Code that draws figures:
....

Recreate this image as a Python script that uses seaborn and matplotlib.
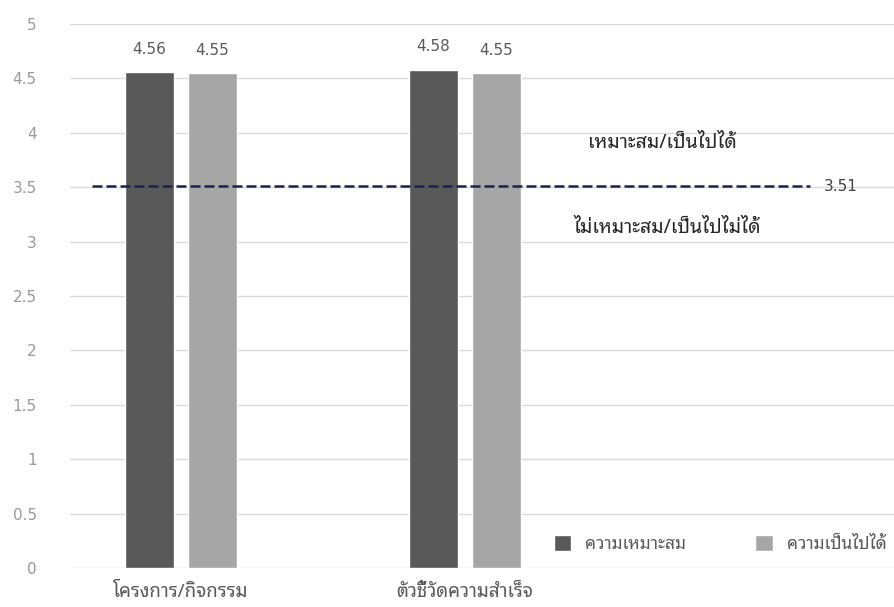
import matplotlib
matplotlib.use("Agg")
import matplotlib.pyplot as plt
import seaborn as sns
import pandas as pd

categories = ["โครงการ/กิจกรรม", "ตัวชี้วัดความสำเร็จ"]
series_names = ["ความเหมาะสม", "ความเป็นไปได้"]
suitability = [4.56, 4.58]
feasibility = [4.55, 4.55]
threshold = 3.51
above_label = "เหมาะสม/เป็นไปได้"
below_label = "ไม่เหมาะสม/เป็นไปไม่ได้"
yticks = [0, 0.5, 1, 1.5, 2, 2.5, 3, 3.5, 4, 4.5, 5]
ytick_labels = ["0", "0.5", "1", "1.5", "2", "2.5", "3", "3.5", "4", "4.5", "5"]

df = pd.DataFrame({
    "category": categories * 2,
    "series": [series_names[0]] * 2 + [series_names[1]] * 2,
    "value": suitability + feasibility,
})

sns.set_theme(style="white")
FONT = ["Noto Sans Thai Looped", "DejaVu Sans"]
plt.rcParams["font.family"] = FONT

fig = plt.figure(figsize=(8.95, 6.07), dpi=100)
ax = fig.add_axes([70 / 895, 39 / 607, 825 / 895, 544 / 607])

colors = {series_names[0]: "#595959", series_names[1]: "#a6a6a6"}
sns.barplot(data=df, x="category", y="value", hue="series", palette=colors,
            width=0.444, gap=0.22, ax=ax, zorder=2, saturation=1)

for cont in ax.containers:
    ax.bar_label(cont, labels=[f"{v:.2f}" for v in cont.datavalues], padding=11,
                 fontsize=11, color="#595959", family="DejaVu Sans")

ax.set_xlim(-0.391, 2.514)
ax.set_ylim(0, 5)
ax.set_yticks(yticks)
ax.set_yticklabels(ytick_labels, color="#999999", fontsize=11, family="DejaVu Sans")
ax.set_xticks([0, 1])
ax.set_xticklabels(categories, color="#595959", fontsize=13.5)
ax.tick_params(axis="y", length=0, pad=24)
ax.tick_params(axis="x", length=0, pad=11)
ax.grid(axis="y", color="#d9d9d9", linewidth=1, zorder=0)
ax.set_axisbelow(True)
for s in ax.spines.values():
    s.set_visible(False)
ax.set_xlabel("")
ax.set_ylabel("")

ax.plot([-0.313, 2.215], [threshold, threshold], linestyle=(0, (4, 1.6)),
        color="#1a2350", linewidth=1.8, zorder=3)
ax.text(2.265, threshold, f"{threshold:.2f}", va="center", ha="left",
        fontsize=11, color="#404040", family="DejaVu Sans")
ax.text(1.694, 3.906, above_label, ha="center", va="center", fontsize=14, color="#262626")
ax.text(1.711, 3.125, below_label, ha="center", va="center", fontsize=14, color="#262626")

leg = ax.legend(loc="lower right", bbox_to_anchor=(1.0, 0.012), ncol=2, frameon=False,
                fontsize=12.5, handlelength=1.0, handleheight=1.0, columnspacing=4.0,
                handletextpad=0.8, borderaxespad=0.1)
for t in leg.get_texts():
    t.set_color("#595959")

fig.savefig("out.png", dpi=100)
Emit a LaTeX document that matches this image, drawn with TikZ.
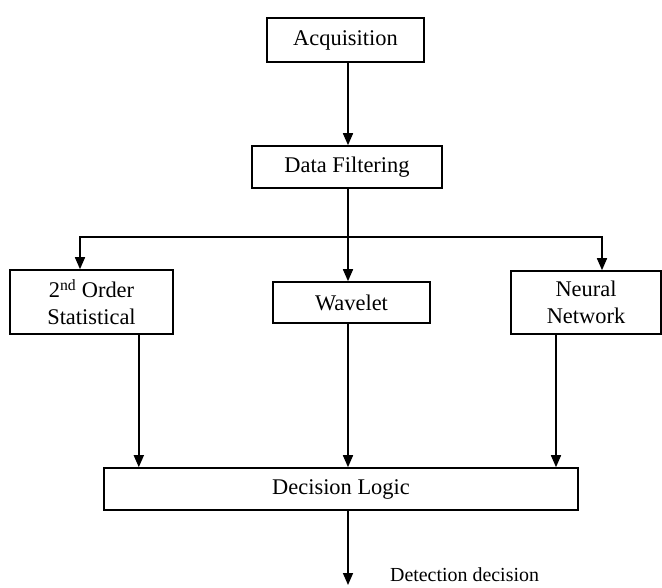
\documentclass[tikz,border=0pt]{standalone}
\usepackage{fontspec}
\setmainfont{Liberation Serif}
\usetikzlibrary{arrows.meta}
\tikzset{
  block/.style = {
    draw, rectangle, line width=1.6bp, inner sep=2bp,
    align=center, font=\fontsize{22.5}{27}\selectfont
  }
}
\tikzset{>={Triangle[length=12bp,width=10bp]}}

\begin{document}
\begin{tikzpicture}[x=1bp,y=-1bp,line width=1.6bp]
  \useasboundingbox (0,0) rectangle (662,588);
  % boxes
  \node[block,minimum width=157bp,minimum height=44bp] (acq)   at (345.5, 40)  {Acquisition};
  \node[block,minimum width=190bp,minimum height=42bp] (filt)  at (347,167)    {Data Filtering};
  \node[block,minimum width=163bp,minimum height=64bp] (stat)  at (91.5,302)   {2\textsuperscript{nd} Order\\Statistical};
  \node[block,minimum width=157bp,minimum height=41bp] (wave)  at (351.5,302.5) {Wavelet};
  \node[block,minimum width=150bp,minimum height=63bp] (neur)  at (586,302.5)  {Neural\\Network};
  \node[block,minimum width=474bp,minimum height=42bp] (logic) at (341,489)    {Decision Logic};
  \coordinate (out)   at (348,585);
  \coordinate (split) at (348,237);
  \node[anchor=west,font=\fontsize{20}{22}\selectfont] (det) at (386,575) {Detection decision};
  % arrows
  \draw[->] ([xshift=2.5bp]acq.south) -- ([xshift=2.5bp]acq.south |- filt.north);
  \draw[->] ([xshift=1bp]filt.south) -- ([xshift=1bp]filt.south |- wave.north);
  \draw[->] (split) -| ([xshift=-11.5bp]stat.north);
  \draw[->] (split) -| ([xshift=16bp]neur.north);
  \draw[->] ([xshift=47.3bp]stat.south) -- ([xshift=47.3bp]stat.south |- logic.north);
  \draw[->] ([xshift=-3.5bp]wave.south) -- ([xshift=-3.5bp]wave.south |- logic.north);
  \draw[->] ([xshift=-30bp]neur.south) -- ([xshift=-30bp]neur.south |- logic.north);
  \draw[->] ([xshift=7bp]logic.south) -- (out);
\end{tikzpicture}
\end{document}
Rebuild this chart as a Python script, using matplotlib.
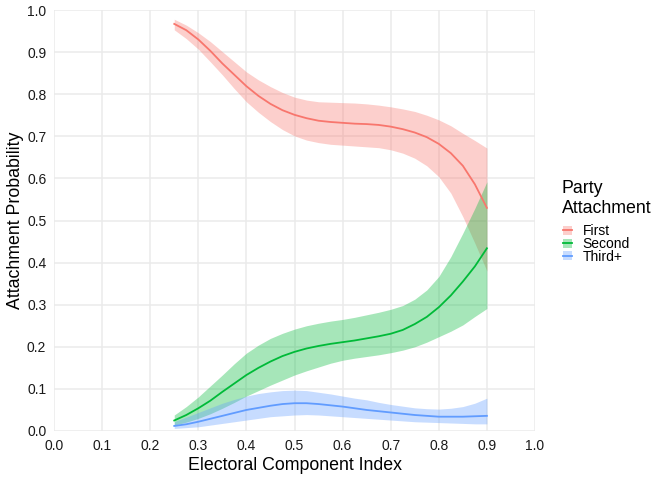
import matplotlib.pyplot as plt
from matplotlib.patches import Rectangle
from matplotlib.lines import Line2D

plt.rcParams['font.family'] = ['Liberation Sans', 'DejaVu Sans']

# ---------------------------------------------------------------------
# DATA
# ---------------------------------------------------------------------
x = [0.250, 0.275, 0.300, 0.325, 0.350, 0.375, 0.400, 0.425, 0.450,
     0.475, 0.500, 0.525, 0.550, 0.575, 0.600, 0.625, 0.650, 0.675,
     0.700, 0.725, 0.750, 0.775, 0.800, 0.825, 0.850, 0.875, 0.900]

first_fit = [0.967, 0.952, 0.930, 0.903, 0.873, 0.846, 0.819, 0.796, 0.777,
             0.762, 0.751, 0.743, 0.737, 0.734, 0.732, 0.730, 0.729, 0.727,
             0.723, 0.717, 0.709, 0.698, 0.682, 0.660, 0.630, 0.586, 0.530]
first_lo = [0.953, 0.932, 0.907, 0.877, 0.846, 0.813, 0.782, 0.757, 0.735,
            0.716, 0.701, 0.691, 0.685, 0.681, 0.679, 0.677, 0.675, 0.673,
            0.668, 0.660, 0.648, 0.630, 0.604, 0.565, 0.509, 0.446, 0.380]
first_hi = [0.978, 0.964, 0.946, 0.925, 0.901, 0.877, 0.853, 0.834, 0.818,
            0.804, 0.793, 0.786, 0.782, 0.781, 0.780, 0.779, 0.777, 0.774,
            0.770, 0.765, 0.759, 0.750, 0.739, 0.725, 0.707, 0.690, 0.672]

second_fit = [0.025, 0.038, 0.054, 0.072, 0.093, 0.113, 0.133, 0.150, 0.165,
              0.178, 0.188, 0.196, 0.202, 0.207, 0.211, 0.215, 0.220, 0.225,
              0.231, 0.240, 0.254, 0.271, 0.294, 0.322, 0.355, 0.391, 0.434]
second_lo = [0.014, 0.021, 0.030, 0.041, 0.054, 0.068, 0.083, 0.096, 0.109,
             0.121, 0.133, 0.143, 0.152, 0.161, 0.168, 0.173, 0.177, 0.181,
             0.186, 0.192, 0.200, 0.211, 0.224, 0.237, 0.252, 0.272, 0.291]
second_hi = [0.038, 0.058, 0.081, 0.107, 0.133, 0.160, 0.185, 0.204, 0.220,
             0.232, 0.242, 0.250, 0.256, 0.261, 0.265, 0.270, 0.276, 0.282,
             0.289, 0.298, 0.313, 0.335, 0.367, 0.414, 0.470, 0.529, 0.592]

third_fit = [0.012, 0.016, 0.022, 0.029, 0.036, 0.043, 0.050, 0.055, 0.060,
             0.064, 0.066, 0.066, 0.064, 0.061, 0.058, 0.054, 0.050, 0.047,
             0.044, 0.041, 0.038, 0.036, 0.034, 0.034, 0.034, 0.035, 0.036]
third_lo = [0.006, 0.008, 0.010, 0.014, 0.018, 0.022, 0.026, 0.030, 0.034,
            0.036, 0.038, 0.039, 0.038, 0.036, 0.034, 0.032, 0.030, 0.028,
            0.026, 0.024, 0.022, 0.021, 0.020, 0.019, 0.018, 0.017, 0.017]
third_hi = [0.022, 0.033, 0.044, 0.055, 0.066, 0.075, 0.083, 0.089, 0.093,
            0.096, 0.097, 0.096, 0.092, 0.088, 0.083, 0.078, 0.074, 0.068,
            0.063, 0.059, 0.055, 0.053, 0.052, 0.054, 0.058, 0.066, 0.078]

labels = ["First", "Second", "Third+"]
colors = ["#F8766D", "#00BA38", "#619CFF"]

series = [
    (first_fit, first_lo, first_hi),
    (second_fit, second_lo, second_hi),
    (third_fit, third_lo, third_hi),
]

W, H = 657, 479
RIBBON_ALPHA = 0.35


def px(xp, yp):
    """pixel (from top-left) -> figure fraction"""
    return xp / W, 1 - yp / H


# ---------------------------------------------------------------------
# PLOT
# ---------------------------------------------------------------------
fig = plt.figure(figsize=(W / 100, H / 100), dpi=100)
ax = fig.add_axes([54 / W, 1 - 431 / H, (535 - 54) / W, (431 - 10) / H])

for (fit, lo, hi), col in zip(series, colors):
    ax.fill_between(x, lo, hi, color=col, alpha=RIBBON_ALPHA, linewidth=0)
    ax.plot(x, fit, color=col, linewidth=1.3)

ax.set_xlim(0, 1)
ax.set_ylim(0, 1)
ticks = [i / 10 for i in range(11)]
ax.set_xticks(ticks)
ax.set_yticks(ticks)
ax.set_xticklabels([f"{t:.1f}" for t in ticks])
ax.set_yticklabels([f"{t:.1f}" for t in ticks])
ax.grid(True, color="#EBEBEB", linewidth=1.1)
ax.set_axisbelow(True)
for s in ax.spines.values():
    s.set_visible(False)
ax.tick_params(length=0, labelsize=10, labelcolor="#1a1a1a")
ax.tick_params(axis="x", pad=6)
ax.tick_params(axis="y", pad=5.5)

ax.set_xlabel("Electoral Component Index", fontsize=12.8, labelpad=2.5)
ax.set_ylabel("Attachment Probability", fontsize=12.8, labelpad=2.5)

# legend, drawn by hand to get the tight ggplot spacing
fig.text(*px(561.5, 193.3), "Party", fontsize=12.8, va="baseline", ha="left")
fig.text(*px(561.5, 212.7), "Attachment", fontsize=12.8, va="baseline", ha="left")
baselines = [235.0, 247.8, 260.6]
for lab, col, yb in zip(labels, colors, baselines):
    yc = yb - 4.7
    x0, y0 = px(562.5, yc + 4.5)
    fig.patches.append(Rectangle((x0, y0), 9 / W, 9 / H, transform=fig.transFigure,
                                 facecolor=col, alpha=RIBBON_ALPHA, edgecolor="none"))
    lx0, ly = px(562.5, yc)
    lx1, _ = px(571.5, yc)
    fig.lines.append(Line2D([lx0, lx1], [ly, ly], transform=fig.transFigure,
                            color=col, linewidth=1.3))
    fig.text(*px(582.7, yb), lab, fontsize=10, va="baseline", ha="left")

fig.savefig("out.png", dpi=100)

....

Required work: Leave the pictures out and please restate exactly the lines running from the start of the material through the one with "import pandas as pd".

Problem solution:
Recreate this image as a Python script that uses seaborn and matplotlib.
import matplotlib
matplotlib.use("Agg")
import matplotlib.pyplot as plt
import seaborn as sns
import pandas as pd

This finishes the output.